TNA Impact Wrestling Taking On an MMA Feel

The TNA World Title Series has been booked a lot like mixed-martial arts, and that has been a welcome change for the audience ...

Before watching Impact Wrestlingon Wednesday night via DVR, I was watching UFC’s The Ultimate Fighteron Fox Sports 1. Going from one product to the other made one thing really clear: TNA is promoting its show a lot like MMA, and that’s probably a good thing.

TNA is pushing its product more similarly to mixed martial arts than any pro wrestling product ever has on a major cable network ever has. It’s a complete reversal from the often cartoonish and gimmicky storylines that have plagued the show for the last several years. As much as TNA has been mismanaged from the top, bad storytelling and poor booking have also been ball and chain that the talent has been forced to drag around.

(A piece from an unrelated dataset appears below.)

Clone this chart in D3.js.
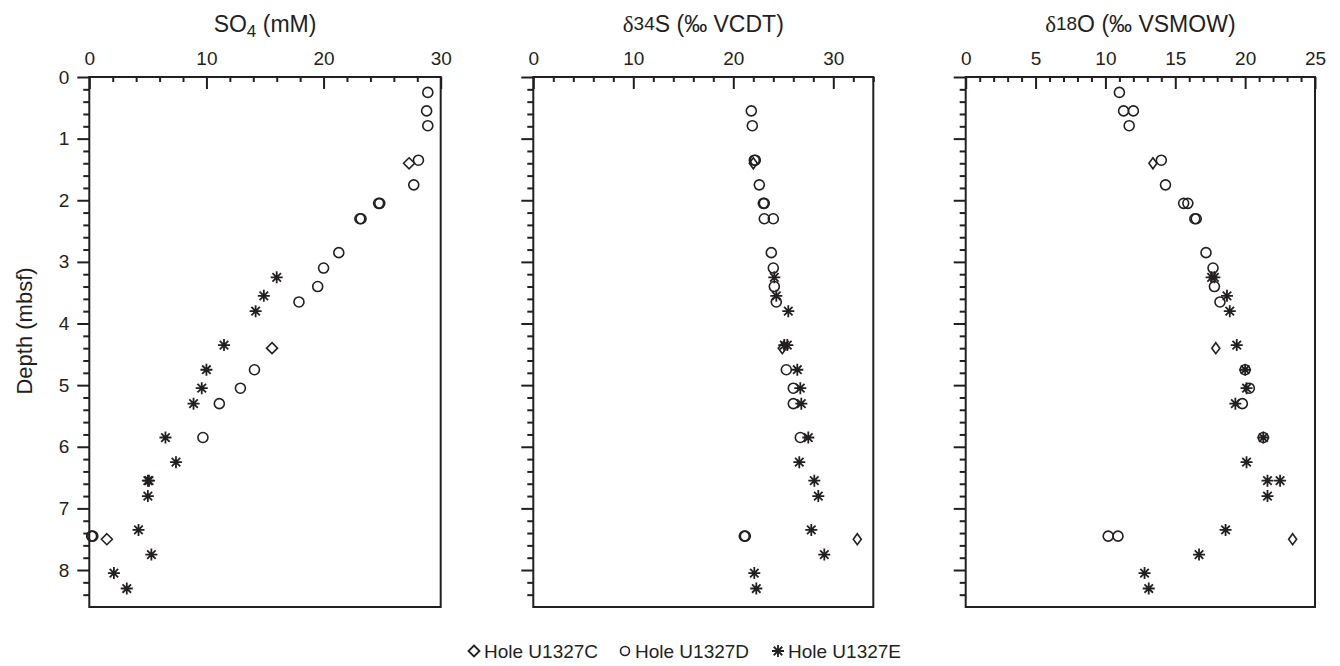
<!DOCTYPE html>
<html>
<head>
<meta charset="utf-8">
<script src="https://cdn.jsdelivr.net/npm/d3@7"></script>
<style>
  body { margin: 0; background: #fff; }
  svg text { font-family: "Liberation Sans", Arial, Helvetica, sans-serif; }
</style>
</head>
<body>
<svg id="profiles"></svg>
<script>
// Hole names (legend)
const holes = ["Hole U1327C", "Hole U1327D", "Hole U1327E"];

// Tick labels
const depthTicks = [0, 1, 2, 3, 4, 5, 6, 7, 8];
const so4Ticks = [0, 10, 20, 30];
const d34Ticks = [0, 10, 20, 30];
const d18Ticks = [0, 5, 10, 15, 20, 25];

// [depth (mbsf), value]
const so4C = [[1.40, 27.3], [4.40, 15.6], [7.50, 1.5]];
const so4D = [[0.25, 28.9], [0.55, 28.8], [0.79, 28.9], [1.35, 28.1], [1.75, 27.7],
  [2.05, 24.7], [2.05, 24.8], [2.30, 23.1], [2.30, 23.2], [2.85, 21.3], [3.10, 20.0],
  [3.40, 19.5], [3.65, 17.9], [4.75, 14.1], [5.05, 12.9], [5.30, 11.1], [5.85, 9.7],
  [7.45, 0.2], [7.45, 0.3]];
const so4E = [[3.25, 16.0], [3.55, 14.9], [3.80, 14.2], [4.35, 11.5], [4.75, 10.0],
  [5.05, 9.6], [5.30, 8.9], [5.85, 6.5], [6.25, 7.4], [6.55, 5.0], [6.55, 5.1],
  [6.80, 5.0], [7.35, 4.2], [7.75, 5.3], [8.05, 2.1], [8.30, 3.2]];

const d34C = [[1.40, 22.0], [4.40, 24.9], [7.50, 32.4]];
const d34D = [[0.55, 21.8], [0.79, 21.9], [1.35, 22.1], [1.35, 22.2], [1.75, 22.6],
  [2.05, 23.0], [2.05, 23.1], [2.30, 23.1], [2.30, 24.0], [2.85, 23.8], [3.10, 24.0],
  [3.40, 24.1], [3.65, 24.3], [4.75, 25.3], [5.05, 26.0], [5.30, 26.0], [5.85, 26.7],
  [7.45, 21.1], [7.45, 21.2]];
const d34E = [[3.25, 24.1], [3.55, 24.3], [3.80, 25.5], [4.35, 25.1], [4.35, 25.4],
  [4.75, 26.4], [5.05, 26.7], [5.30, 26.8], [5.85, 27.5], [6.25, 26.6], [6.55, 28.1],
  [6.80, 28.5], [7.35, 27.8], [7.75, 29.1], [8.05, 22.1], [8.30, 22.3]];

const d18C = [[1.40, 13.4], [4.40, 17.9], [7.50, 23.4]];
const d18D = [[0.25, 11.0], [0.55, 11.3], [0.55, 12.0], [0.79, 11.7], [1.35, 14.0],
  [1.75, 14.3], [2.05, 15.6], [2.05, 15.9], [2.30, 16.4], [2.30, 16.5], [2.85, 17.2],
  [3.10, 17.7], [3.40, 17.8], [3.65, 18.2], [4.75, 20.0], [5.05, 20.3], [5.30, 19.8],
  [5.85, 21.3], [7.45, 10.2], [7.45, 10.9]];
const d18E = [[3.25, 17.6], [3.25, 17.8], [3.55, 18.7], [3.80, 18.9], [4.35, 19.4],
  [4.75, 20.0], [5.05, 20.1], [5.30, 19.3], [5.85, 21.3], [6.25, 20.1], [6.55, 21.6],
  [6.55, 22.5], [6.80, 21.6], [7.35, 18.6], [7.75, 16.7], [8.05, 12.8], [8.30, 13.1]];

const ink = "#231f20";

// marker shapes
function diamondPath(w, h) {
    return `M0,${-h / 2}L${w / 2},0L0,${h / 2}L${-w / 2},0Z`;
}
function asteriskPath(r) {
    let p = "";
    [0, 45, 90, 135].forEach(a => {
        const t = a * Math.PI / 180;
        const dx = r * Math.sin(t), dy = r * Math.cos(t);
        p += `M${-dx},${-dy}L${dx},${dy}`;
    });
    return p;
}

// d3 axis resets font attrs, so restyle after the call
function styleAxis(a) {
    a.select(".domain").remove();
    a.attr("font-size", 19).attr("font-family", null).style("color", ink);
    a.selectAll("line").attr("stroke-width", 2);
}

function createProfiles() {
    const width = 1340, height = 666;
    const top = 77, bottom = 607;

    const svg = d3.select("#profiles")
        .attr("width", width)
        .attr("height", height);

    const y = d3.scaleLinear().domain([0, 8.6]).range([top, bottom]);

    const panels = [
        { title: "so4", ticks: so4Ticks, minorStep: 2, domain: [0, 30], range: [89.3, 440.7],
          C: so4C, D: so4D, E: so4E, labelsY: true, dW: 11 },
        { title: "d34", ticks: d34Ticks, minorStep: 2, domain: [0, 34], range: [533.3, 873.3],
          C: d34C, D: d34D, E: d34E, labelsY: false, dW: 8 },
        { title: "d18", ticks: d18Ticks, minorStep: 1, domain: [0, 25], range: [965.7, 1315],
          C: d18C, D: d18D, E: d18E, labelsY: false, dW: 8 }
    ];

    panels.forEach(p => {
        const x = d3.scaleLinear().domain(p.domain).range(p.range);
        const g = svg.append("g");

        // minor ticks on top (inward)
        const minor = d3.range(p.domain[0], p.domain[1] + 0.001, p.minorStep)
            .filter(v => !p.ticks.includes(v));
        g.append("g")
            .attr("transform", `translate(0,${top})`)
            .call(d3.axisTop(x).tickValues(minor).tickSize(-5).tickFormat(""))
            .call(styleAxis);

        // major ticks on top
        g.append("g")
            .attr("transform", `translate(0,${top})`)
            .call(d3.axisTop(x).tickValues(p.ticks).tickSize(-12).tickPadding(12))
            .call(styleAxis);

        // left minor ticks (outward)
        const yMinor = d3.range(0, 8.61, 0.2).map(v => +v.toFixed(1))
            .filter(v => !depthTicks.includes(v) && v < 8.55);
        g.append("g")
            .attr("transform", `translate(${p.range[0]},0)`)
            .call(d3.axisLeft(y).tickValues(yMinor).tickSize(6).tickFormat(""))
            .call(styleAxis);

        // left major ticks
        g.append("g")
            .attr("transform", `translate(${p.range[0]},0)`)
            .call(d3.axisLeft(y).tickValues(depthTicks).tickSize(12).tickPadding(8)
                .tickFormat(p.labelsY ? d3.format("d") : () => ""))
            .call(styleAxis);

        // frame
        g.append("rect")
            .attr("x", p.range[0])
            .attr("y", top)
            .attr("width", p.range[1] - p.range[0])
            .attr("height", bottom - top)
            .attr("fill", "none")
            .attr("stroke", ink)
            .attr("stroke-width", 2);

        // title
        const cx = (p.range[0] + p.range[1]) / 2;
        const t = g.append("text")
            .attr("x", cx)
            .attr("y", 32)
            .attr("text-anchor", "middle")
            .attr("font-size", 23)
            .attr("fill", ink);
        if (p.title === "so4") {
            t.append("tspan").text("SO");
            t.append("tspan").attr("font-size", 17).attr("dy", 5).text("4");
            t.append("tspan").attr("dy", -5).text(" (mM)");
        } else {
            t.append("tspan").attr("font-family", "'Liberation Serif', 'Times New Roman', serif").text("\u03B4");
            t.append("tspan").attr("font-size", 19).attr("dy", -2).text(p.title === "d34" ? "34" : "18");
            t.append("tspan").attr("dy", 2).text(p.title === "d34" ? "S (\u2030 VCDT)" : "O (\u2030 VSMOW)");
        }

        // markers: D circles, E asterisks, C diamonds
        g.append("g").selectAll("circle")
            .data(p.D)
            .join("circle")
            .attr("cx", d => x(d[1]))
            .attr("cy", d => y(d[0]))
            .attr("r", 5)
            .attr("fill", "none")
            .attr("stroke", ink)
            .attr("stroke-width", 1.6);

        g.append("g").selectAll("path")
            .data(p.E)
            .join("path")
            .attr("transform", d => `translate(${x(d[1])},${y(d[0])})`)
            .attr("d", asteriskPath(6))
            .attr("stroke", ink)
            .attr("stroke-width", 1.8);

        g.append("g").selectAll("path")
            .data(p.C)
            .join("path")
            .attr("transform", d => `translate(${x(d[1])},${y(d[0])})`)
            .attr("d", diamondPath(p.dW, 11))
            .attr("fill", "none")
            .attr("stroke", ink)
            .attr("stroke-width", 1.6);
    });

    // y axis title
    svg.append("text")
        .attr("transform", "rotate(-90)")
        .attr("x", -331)
        .attr("y", 32)
        .attr("text-anchor", "middle")
        .attr("font-size", 22)
        .attr("fill", ink)
        .text("Depth (mbsf)");

    // legend
    const legendX = [474, 625, 778];
    const legend = svg.append("g").attr("transform", "translate(0,651)");
    holes.forEach((h, i) => {
        const item = legend.append("g").attr("transform", `translate(${legendX[i]},0)`);
        if (i === 0) {
            item.append("path").attr("d", diamondPath(11, 11))
                .attr("fill", "none").attr("stroke", ink).attr("stroke-width", 1.8);
        } else if (i === 1) {
            item.append("circle").attr("r", 4.5)
                .attr("fill", "none").attr("stroke", ink).attr("stroke-width", 1.6);
        } else {
            item.append("path").attr("d", asteriskPath(6))
                .attr("stroke", ink).attr("stroke-width", 1.8);
        }
        item.append("text")
            .attr("x", 10)
            .attr("y", 7)
            .attr("font-size", 19)
            .attr("fill", ink)
            .text(h);
    });
}

createProfiles();
</script>
</body>
</html>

There’s no telling where TNA goes after the World Title Series ends, but sticking to a similar format, where the stories are told in the ring and through interviews, where the focus of the interviews are the matches, should be a winning formula for TNA. If nothing else, it differentiates its product from WWE instead of trying to become nothing more than a WWE-lite version of pro wrestling.

Right now, with the World Title Series, TNA has found a nice sweet spot between the soap opera of WWE and the pure sport of Ring of Honor. In stumbling upon this format almost by accident it seems like, it could be a formula that moving forward helps establish the show long term on whichever network TNA lands on after this Destination America run is over.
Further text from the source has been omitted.